The junior staff warned that the prison gates would remain closed and no admission or discharges would be made.
“Senior officials have been encouraged to work from home except for those working in clinics, while police and court officials were to be barred from entering the prisons,” it reads further.
But Shaba said management is engaging the aggrieved staff to call off the industrial action to ensure that operations in prisons, which house about 14 000 inmates against a rated capacity of 5 000, are not affected.
He said: “We don’t even want the sit-in to take place because it is not allowed in a security organisation and that has always been our position. We want everything to be normal and we are hoping they will understand management’s position and give management and the ministry ample time to look into issues that they are demanding.”
Shaba claimed that PPE are already being distributed among the staff and that the Department of Disaster and Management Affairs (Dodma) has also given the Prisons Department money to procure more PPE.
On risk allowances, he said the prison authorities have been engaging government on the matter, assuring the junior officers that the ministry will respond accordingly.
“The department does not have money for the allowances. The allowance will have to come along with salaries, if the matter materialises,” said Shaba.
Minister of Homeland Security Richard Chimwendo Banda did not pick up calls when called several times.
Meanwhile, Njoloma has said such industrial action poses a security risk to the country through breached law and order operations.
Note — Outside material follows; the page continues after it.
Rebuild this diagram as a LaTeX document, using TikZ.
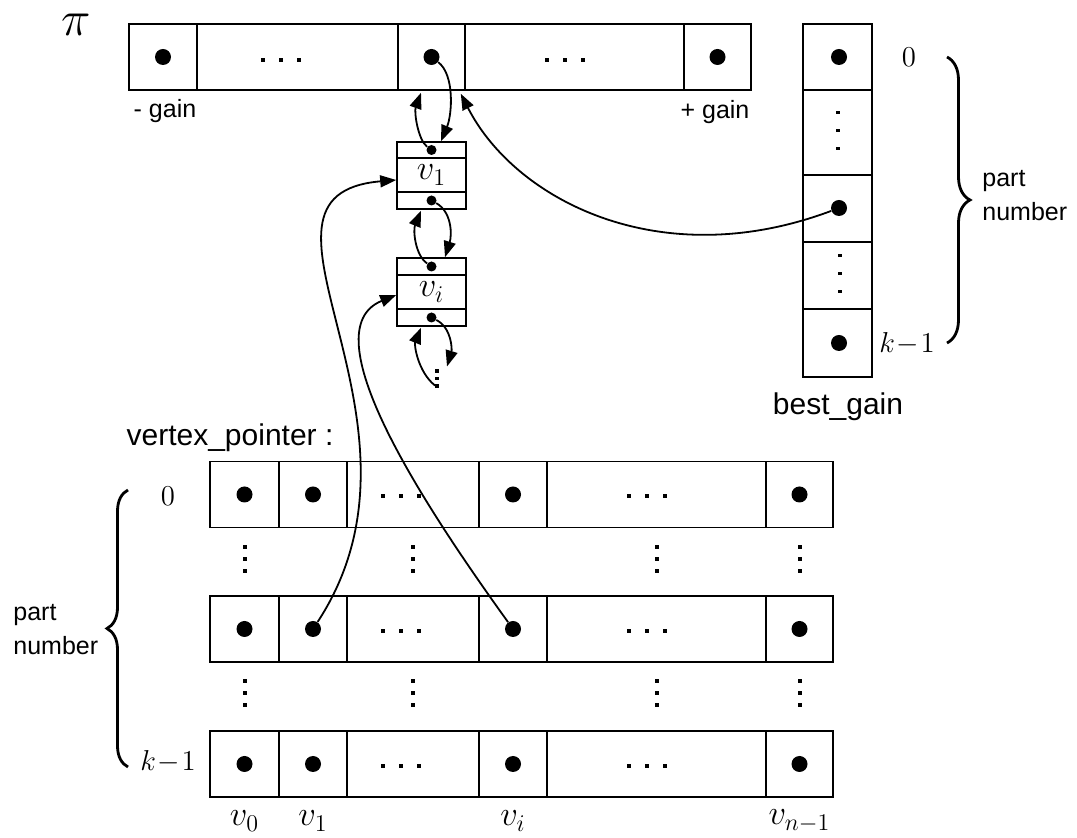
\documentclass[tikz,border=0pt]{standalone}
\usepackage{fontspec}
\setsansfont{Liberation Sans}
\usetikzlibrary{arrows.meta,calc,decorations.pathreplacing}
\tikzset{
  cell/.style={draw, line width=0.8pt, inner sep=0pt, minimum height=33pt},
  bigdot/.style={circle, fill, inner sep=0pt, minimum size=8pt},
  smalldot/.style={circle, fill, inner sep=0pt, minimum size=5pt},
  parrow/.style={-{Triangle[length=8pt,width=6pt]}, line width=0.9pt},
  sflabel/.style={font=\sffamily\fontsize{12.5}{17}\selectfont, inner sep=0pt},
  sfbig/.style={font=\sffamily\fontsize{15}{18}\selectfont, inner sep=0pt},
  mlabel/.style={font=\fontsize{15}{18}\selectfont, inner sep=0pt},
  vlabel/.style={font=\fontsize{16.5}{18}\selectfont, inner sep=0pt},
  pbrace/.style={decorate, decoration={brace, amplitude=#1}, line width=1.4pt}
}
% three small dots, across and down
\newcommand{\hdotrow}[2]{\foreach \dx in {-18,0,18} \fill ({#1+\dx-2},{#2-2}) rectangle ++(4,4);}
\newcommand{\vdotcol}[3]{\foreach \dy in {-#3,0,#3} \fill ({#1-1.7},{#2+\dy-1.7}) rectangle ++(3.4,3.4);}

\begin{document}
\begin{tikzpicture}[x=0.5pt, y=-0.5pt]
  \useasboundingbox (0,0) rectangle (1077,838);

  % gain buckets
  \node[font=\fontsize{25}{25}\selectfont, inner sep=0pt] (pi) at (76,25) {$\pi$};
  \node[cell, minimum width=34pt] (tb0) at (163,57) {};
  \node[cell, minimum width=100.5pt] (tb1) at (297.5,57) {};
  \node[cell, minimum width=33.5pt] (tb2) at (431.5,57) {};
  \node[cell, minimum width=109.5pt] (tb3) at (574.5,57) {};
  \node[cell, minimum width=33.5pt] (tb4) at (717.5,57) {};
  \node[bigdot] (tb0d) at (tb0) {};
  \node[bigdot] (tb2d) at (tb2) {};
  \node[bigdot] (tb4d) at (tb4) {};
  \hdotrow{281}{60}
  \hdotrow{565}{60}
  \node[sflabel] (mgain) at (165,111) {- gain};
  \node[sflabel] (pgain) at (715,112) {+ gain};

  % vertex list
  \node[cell, minimum width=34.5pt, minimum height=8pt] (l1t) at (431.5,150) {};
  \node[cell, minimum width=34.5pt, minimum height=17pt, vlabel] (l1m) at (431.5,175) {$v_1$};
  \node[cell, minimum width=34.5pt, minimum height=8.5pt] (l1b) at (431.5,200.5) {};
  \node[cell, minimum width=34.5pt, minimum height=8.5pt] (lit) at (431.5,266.5) {};
  \node[cell, minimum width=34.5pt, minimum height=17pt, vlabel] (lim) at (431.5,292) {$v_i$};
  \node[cell, minimum width=34.5pt, minimum height=8.5pt] (lib) at (431.5,317.5) {};
  \node[smalldot] (l1td) at (l1t) {};
  \node[smalldot] (l1bd) at (l1b) {};
  \node[smalldot] (litd) at (lit) {};
  \node[smalldot] (libd) at (lib) {};
  \coordinate (etc) at (437,378.5);
  \vdotcol{437}{378.5}{7.5}

  % best gain column
  \node[cell, minimum width=34.5pt, minimum height=33pt] (bg0) at (837.5,57) {};
  \node[cell, minimum width=34.5pt, minimum height=42.5pt] (bg1) at (837.5,132.5) {};
  \node[cell, minimum width=34.5pt, minimum height=33.5pt] (bg2) at (837.5,208.5) {};
  \node[cell, minimum width=34.5pt, minimum height=33.5pt] (bg3) at (837.5,275.5) {};
  \node[cell, minimum width=34.5pt, minimum height=34pt] (bg4) at (837.5,343) {};
  \node[bigdot] (bg0d) at (839,57) {};
  \node[bigdot] (bg2d) at (839,208) {};
  \node[bigdot] (bg4d) at (839,343) {};
  \vdotcol{838}{130.5}{18}
  \vdotcol{840}{273.5}{18}
  \node[mlabel] (bgz) at (909,57) {$0$};
  \node[mlabel] (bgk) at (907,344) {$k\!-\!1$};
  \draw[pbrace=11.5pt] (947,57) -- (947,343);
  \node[sflabel, align=left, anchor=west] (pnr) at (982,196) {part\\number};
  \node[sfbig] (bgname) at (838,407) {best\_gain};

  % vertex pointer table
  \node[sfbig] (vpname) at (230,438) {vertex\_pointer :};
  \foreach \r/\y in {a/494.5, b/629, c/764} {
    \node[cell, minimum width=34.5pt] (\r0) at (244.5,\y) {};
    \node[cell, minimum width=34pt] (\r1) at (313,\y) {};
    \node[cell, minimum width=66pt] (\r2) at (413,\y) {};
    \node[cell, minimum width=34pt] (\r3) at (513,\y) {};
    \node[cell, minimum width=109.5pt] (\r4) at (656.5,\y) {};
    \node[cell, minimum width=33.5pt] (\r5) at (799.5,\y) {};
    \node[bigdot] (\r0d) at (\r0) {};
    \node[bigdot] (\r1d) at (\r1) {};
    \node[bigdot] (\r3d) at (\r3) {};
    \node[bigdot] (\r5d) at (\r5) {};
    \hdotrow{401}{\y+2}
    \hdotrow{647}{\y+2}
  }
  \foreach \x in {245,413,657,800} {
    \vdotcol{\x}{559}{12}
    \vdotcol{\x}{693}{12}
  }
  \node[mlabel] (tz) at (168,496) {$0$};
  \node[mlabel] (tk) at (168,762) {$k\!-\!1$};
  \draw[pbrace=10.5pt] (128,767) -- (128,490);
  \node[sflabel, align=left, anchor=west] (pnl) at (13,630) {part\\number};
  \node[vlabel] (c0) at (244.5,821) {$v_0$};
  \node[vlabel] (c1) at (313,821) {$v_1$};
  \node[vlabel] (ci) at (513,821) {$v_i$};
  \node[vlabel] (cn) at (799.5,821) {$v_{n-1}$};

  % pointers
  \draw[parrow] (tb2d) .. controls (455,75) and (452,115) .. ($(l1t.north)+(9.5,0)$);
  \draw[parrow] (l1td) .. controls (418,140) and (414,112) .. ($(tb2.south)+(-10.5,2)$);
  \draw[parrow] (bg2d) .. controls (660,275) and (515,200) .. ($(tb2.south east)+(-5,3)$);
  \draw[parrow] (l1bd) .. controls (452,212) and (452,235) .. ($(lit.north)+(13.5,0)$);
  \draw[parrow] (litd) .. controls (415,255) and (413,230) .. ($(l1b.south)+(-10.5,1)$);
  \draw[parrow] (libd) .. controls (452,328) and (452,350) .. ($(etc)+(10,-12)$);
  \draw[parrow] ($(etc)+(-2,7)$) .. controls (418,372) and (414,345) .. ($(lib.south)+(-10.5,1)$);
  \draw[parrow] (b1d) .. controls (450,420) and (220,195) .. ($(l1m.west)+(0,5)$);
  \draw[parrow] (b3d) .. controls (420,500) and (310,330) .. ($(lim.west)+(0,3)$);
\end{tikzpicture}
\end{document}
He said: “Already, the prison warders are not enough. Having such industrial action will mean less manpower and security will be compromised.”
Centre for Human Rights Education, Advice and Assistance executive director Victor Mhango in a separate interview asked government to properly handle the situation, saying sealing the prisons would lead to violations of inmates’ rights, including being deprived food and health services.
He said: “Sealed prisons have the potential of extending the custody of inmates who are due for release.”
Lately, there have been increasing cases of Covid-19 in prisons with two confirmed deaths of inmates so far.